What you will do →
Write out each line exactly as given. Leave the pictures out of your copy.

----

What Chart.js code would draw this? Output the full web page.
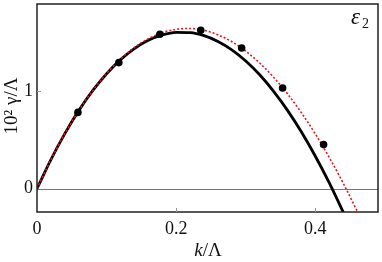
<!DOCTYPE html>
<html><head><meta charset="utf-8">
<script src="https://cdn.jsdelivr.net/npm/chart.js@4/dist/chart.umd.min.js"></script>
<style>html,body{margin:0;padding:0;background:#fff}#wrap{width:382px;height:262px}</style>
</head><body><div id="wrap"><canvas id="c" width="382" height="262"></canvas></div>
<script>
// Data
const pointK = [0.0588, 0.1176, 0.1765, 0.2353, 0.2941, 0.3529, 0.4118];
const pointG = [0.78, 1.29, 1.58, 1.62, 1.44, 1.03, 0.45];
const curveK = [0,0.02,0.04,0.06,0.08,0.10,0.12,0.14,0.16,0.18,0.20,0.22,0.24,0.26,0.28,0.30,0.32,0.34,0.36,0.38,0.40,0.42,0.44,0.46];
const blackG = [0,0.297,0.563,0.798,1.002,1.176,1.320,1.434,1.518,1.573,1.600,1.597,1.566,1.507,1.421,1.306,1.165,0.996,0.801,0.579,0.331,0.058,-0.241,-0.55];
const redG   = [0,0.297,0.562,0.798,1.003,1.179,1.326,1.445,1.535,1.597,1.631,1.639,1.620,1.575,1.504,1.407,1.286,1.140,0.970,0.776,0.558,0.318,0.055,-0.230];
const xTicks = [0, 0.2, 0.4];
const yTicks = [0, 1];
const xLabels = ['0', '0.2', '0.4'];
const yLabels = ['0', '1'];

const xy = (ks, gs) => ks.map((k, i) => ({x: k, y: gs[i]}));
const serif = '"Liberation Serif", "DejaVu Serif", serif';

const decor = {
  id: 'decor',
  beforeDatasetsDraw(chart) {
    const {ctx, chartArea: a, scales: {x, y}} = chart;
    ctx.save();
    ctx.strokeStyle = '#777';
    ctx.lineWidth = 1;
    const y0 = Math.round(y.getPixelForValue(0)) + 0.5;
    ctx.beginPath(); ctx.moveTo(a.left, y0); ctx.lineTo(a.right, y0); ctx.stroke();
    ctx.restore();
  },
  afterDraw(chart) {
    const {ctx, chartArea: a, scales: {x, y}} = chart;
    ctx.save();
    ctx.strokeStyle = '#222';
    ctx.lineWidth = 1.5;
    ctx.strokeRect(a.left, a.top, a.right - a.left, a.bottom - a.top);
    ctx.lineWidth = 1;
    ctx.strokeStyle = '#999';
    ctx.beginPath();
    xTicks.forEach(v => { const p = Math.round(x.getPixelForValue(v)) + 0.5; if (v > 0) { ctx.moveTo(p, a.bottom); ctx.lineTo(p, a.bottom - 4); } });
    yTicks.forEach(v => { const p = Math.round(y.getPixelForValue(v)) + 0.5; if (v > 0) { ctx.moveTo(a.left, p); ctx.lineTo(a.left + 4, p); } });
    ctx.stroke();
    ctx.fillStyle = '#111';
    ctx.textBaseline = 'middle';
    // x title
    ctx.font = 'italic 19px ' + serif;
    const kW = ctx.measureText('k').width;
    ctx.font = '19px ' + serif;
    const rW = ctx.measureText('/Λ').width;
    const cx = 208, cy = 251;
    let sx = cx - (kW + rW) / 2;
    ctx.textAlign = 'left';
    ctx.font = 'italic 19px ' + serif; ctx.fillText('k', sx, cy);
    ctx.font = '19px ' + serif; ctx.fillText('/Λ', sx + kW, cy);
    // y title
    ctx.save();
    ctx.translate(12, 106);
    ctx.rotate(-Math.PI / 2);
    ctx.textAlign = 'center';
    ctx.font = '19px ' + serif;
    ctx.fillText('10² γ/Λ', 0, 0);
    ctx.restore();
    // panel label
    ctx.textAlign = 'left';
    ctx.font = 'italic 23px ' + serif;
    ctx.fillText('ε', 351, 18);
    ctx.font = '14px ' + serif;
    ctx.fillText('2', 362, 24);
    ctx.restore();
  }
};

new Chart(document.getElementById('c'), {
  type: 'scatter',
  data: {
    datasets: [
      {data: xy(pointK, pointG), showLine: false, pointRadius: 3.8, pointBackgroundColor: '#000', pointBorderWidth: 0, order: 0},
      {data: xy(curveK, redG), showLine: true, borderColor: '#e8131b', borderWidth: 1.6, borderDash: [2, 2], pointRadius: 0, tension: 0.4, cubicInterpolationMode: 'monotone', order: 1},
      {data: xy(curveK, blackG), showLine: true, borderColor: '#000', borderWidth: 2.8, pointRadius: 0, tension: 0.4, cubicInterpolationMode: 'monotone', order: 2}
    ]
  },
  options: {
    responsive: false,
    animation: false,
    events: [],
    layout: {padding: {top: 1, right: 1, left: 0, bottom: 0}},
    plugins: {legend: {display: false}, tooltip: {enabled: false}},
    scales: {
      x: {
        type: 'linear', min: 0, max: 0.49,
        afterFit(s) { s.height = 50; s.paddingLeft = 0; s.paddingRight = 0; },
        afterBuildTicks(s) { s.ticks = xTicks.map(v => ({value: v})); },
        grid: {display: false, drawTicks: false},
        border: {display: false},
        ticks: {padding: 6, color: '#111', font: {family: serif, size: 18}, callback: (v) => xLabels[xTicks.indexOf(v)] ?? ''}
      },
      y: {
        type: 'linear', min: -0.24, max: 1.89,
        afterFit(s) { s.width = 37; s.paddingTop = 0; s.paddingBottom = 0; },
        afterBuildTicks(s) { s.ticks = yTicks.map(v => ({value: v})); },
        grid: {display: false, drawTicks: false},
        border: {display: false},
        ticks: {padding: 4, color: '#111', font: {family: serif, size: 18}, callback: (v) => yLabels[yTicks.indexOf(v)] ?? ''}
      }
    }
  },
  plugins: [decor]
});
</script></body></html>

----

Written response →
What Chart.js code would draw this? Output the full web page.
<!DOCTYPE html>
<html><head><meta charset="utf-8">
<script src="https://cdn.jsdelivr.net/npm/chart.js@4/dist/chart.umd.min.js"></script>
<style>html,body{margin:0;padding:0;background:#fff}#wrap{width:382px;height:262px}</style>
</head><body><div id="wrap"><canvas id="c" width="382" height="262"></canvas></div>
<script>
// Data
const pointK = [0.0588, 0.1176, 0.1765, 0.2353, 0.2941, 0.3529, 0.4118];
const pointG = [0.78, 1.29, 1.58, 1.62, 1.44, 1.03, 0.45];
const curveK = [0,0.02,0.04,0.06,0.08,0.10,0.12,0.14,0.16,0.18,0.20,0.22,0.24,0.26,0.28,0.30,0.32,0.34,0.36,0.38,0.40,0.42,0.44,0.46];
const blackG = [0,0.297,0.563,0.798,1.002,1.176,1.320,1.434,1.518,1.573,1.600,1.597,1.566,1.507,1.421,1.306,1.165,0.996,0.801,0.579,0.331,0.058,-0.241,-0.55];
const redG   = [0,0.297,0.562,0.798,1.003,1.179,1.326,1.445,1.535,1.597,1.631,1.639,1.620,1.575,1.504,1.407,1.286,1.140,0.970,0.776,0.558,0.318,0.055,-0.230];
const xTicks = [0, 0.2, 0.4];
const yTicks = [0, 1];
const xLabels = ['0', '0.2', '0.4'];
const yLabels = ['0', '1'];

const xy = (ks, gs) => ks.map((k, i) => ({x: k, y: gs[i]}));
const serif = '"Liberation Serif", "DejaVu Serif", serif';

const decor = {
  id: 'decor',
  beforeDatasetsDraw(chart) {
    const {ctx, chartArea: a, scales: {x, y}} = chart;
    ctx.save();
    ctx.strokeStyle = '#777';
    ctx.lineWidth = 1;
    const y0 = Math.round(y.getPixelForValue(0)) + 0.5;
    ctx.beginPath(); ctx.moveTo(a.left, y0); ctx.lineTo(a.right, y0); ctx.stroke();
    ctx.restore();
  },
  afterDraw(chart) {
    const {ctx, chartArea: a, scales: {x, y}} = chart;
    ctx.save();
    ctx.strokeStyle = '#222';
    ctx.lineWidth = 1.5;
    ctx.strokeRect(a.left, a.top, a.right - a.left, a.bottom - a.top);
    ctx.lineWidth = 1;
    ctx.strokeStyle = '#999';
    ctx.beginPath();
    xTicks.forEach(v => { const p = Math.round(x.getPixelForValue(v)) + 0.5; if (v > 0) { ctx.moveTo(p, a.bottom); ctx.lineTo(p, a.bottom - 4); } });
    yTicks.forEach(v => { const p = Math.round(y.getPixelForValue(v)) + 0.5; if (v > 0) { ctx.moveTo(a.left, p); ctx.lineTo(a.left + 4, p); } });
    ctx.stroke();
    ctx.fillStyle = '#111';
    ctx.textBaseline = 'middle';
    // x title
    ctx.font = 'italic 19px ' + serif;
    const kW = ctx.measureText('k').width;
    ctx.font = '19px ' + serif;
    const rW = ctx.measureText('/Λ').width;
    const cx = 208, cy = 251;
    let sx = cx - (kW + rW) / 2;
    ctx.textAlign = 'left';
    ctx.font = 'italic 19px ' + serif; ctx.fillText('k', sx, cy);
    ctx.font = '19px ' + serif; ctx.fillText('/Λ', sx + kW, cy);
    // y title
    ctx.save();
    ctx.translate(12, 106);
    ctx.rotate(-Math.PI / 2);
    ctx.textAlign = 'center';
    ctx.font = '19px ' + serif;
    ctx.fillText('10² γ/Λ', 0, 0);
    ctx.restore();
    // panel label
    ctx.textAlign = 'left';
    ctx.font = 'italic 23px ' + serif;
    ctx.fillText('ε', 351, 18);
    ctx.font = '14px ' + serif;
    ctx.fillText('2', 362, 24);
    ctx.restore();
  }
};

new Chart(document.getElementById('c'), {
  type: 'scatter',
  data: {
    datasets: [
      {data: xy(pointK, pointG), showLine: false, pointRadius: 3.8, pointBackgroundColor: '#000', pointBorderWidth: 0, order: 0},
      {data: xy(curveK, redG), showLine: true, borderColor: '#e8131b', borderWidth: 1.6, borderDash: [2, 2], pointRadius: 0, tension: 0.4, cubicInterpolationMode: 'monotone', order: 1},
      {data: xy(curveK, blackG), showLine: true, borderColor: '#000', borderWidth: 2.8, pointRadius: 0, tension: 0.4, cubicInterpolationMode: 'monotone', order: 2}
    ]
  },
  options: {
    responsive: false,
    animation: false,
    events: [],
    layout: {padding: {top: 1, right: 1, left: 0, bottom: 0}},
    plugins: {legend: {display: false}, tooltip: {enabled: false}},
    scales: {
      x: {
        type: 'linear', min: 0, max: 0.49,
        afterFit(s) { s.height = 50; s.paddingLeft = 0; s.paddingRight = 0; },
        afterBuildTicks(s) { s.ticks = xTicks.map(v => ({value: v})); },
        grid: {display: false, drawTicks: false},
        border: {display: false},
        ticks: {padding: 6, color: '#111', font: {family: serif, size: 18}, callback: (v) => xLabels[xTicks.indexOf(v)] ?? ''}
      },
      y: {
        type: 'linear', min: -0.24, max: 1.89,
        afterFit(s) { s.width = 37; s.paddingTop = 0; s.paddingBottom = 0; },
        afterBuildTicks(s) { s.ticks = yTicks.map(v => ({value: v})); },
        grid: {display: false, drawTicks: false},
        border: {display: false},
        ticks: {padding: 4, color: '#111', font: {family: serif, size: 18}, callback: (v) => yLabels[yTicks.indexOf(v)] ?? ''}
      }
    }
  },
  plugins: [decor]
});
</script></body></html>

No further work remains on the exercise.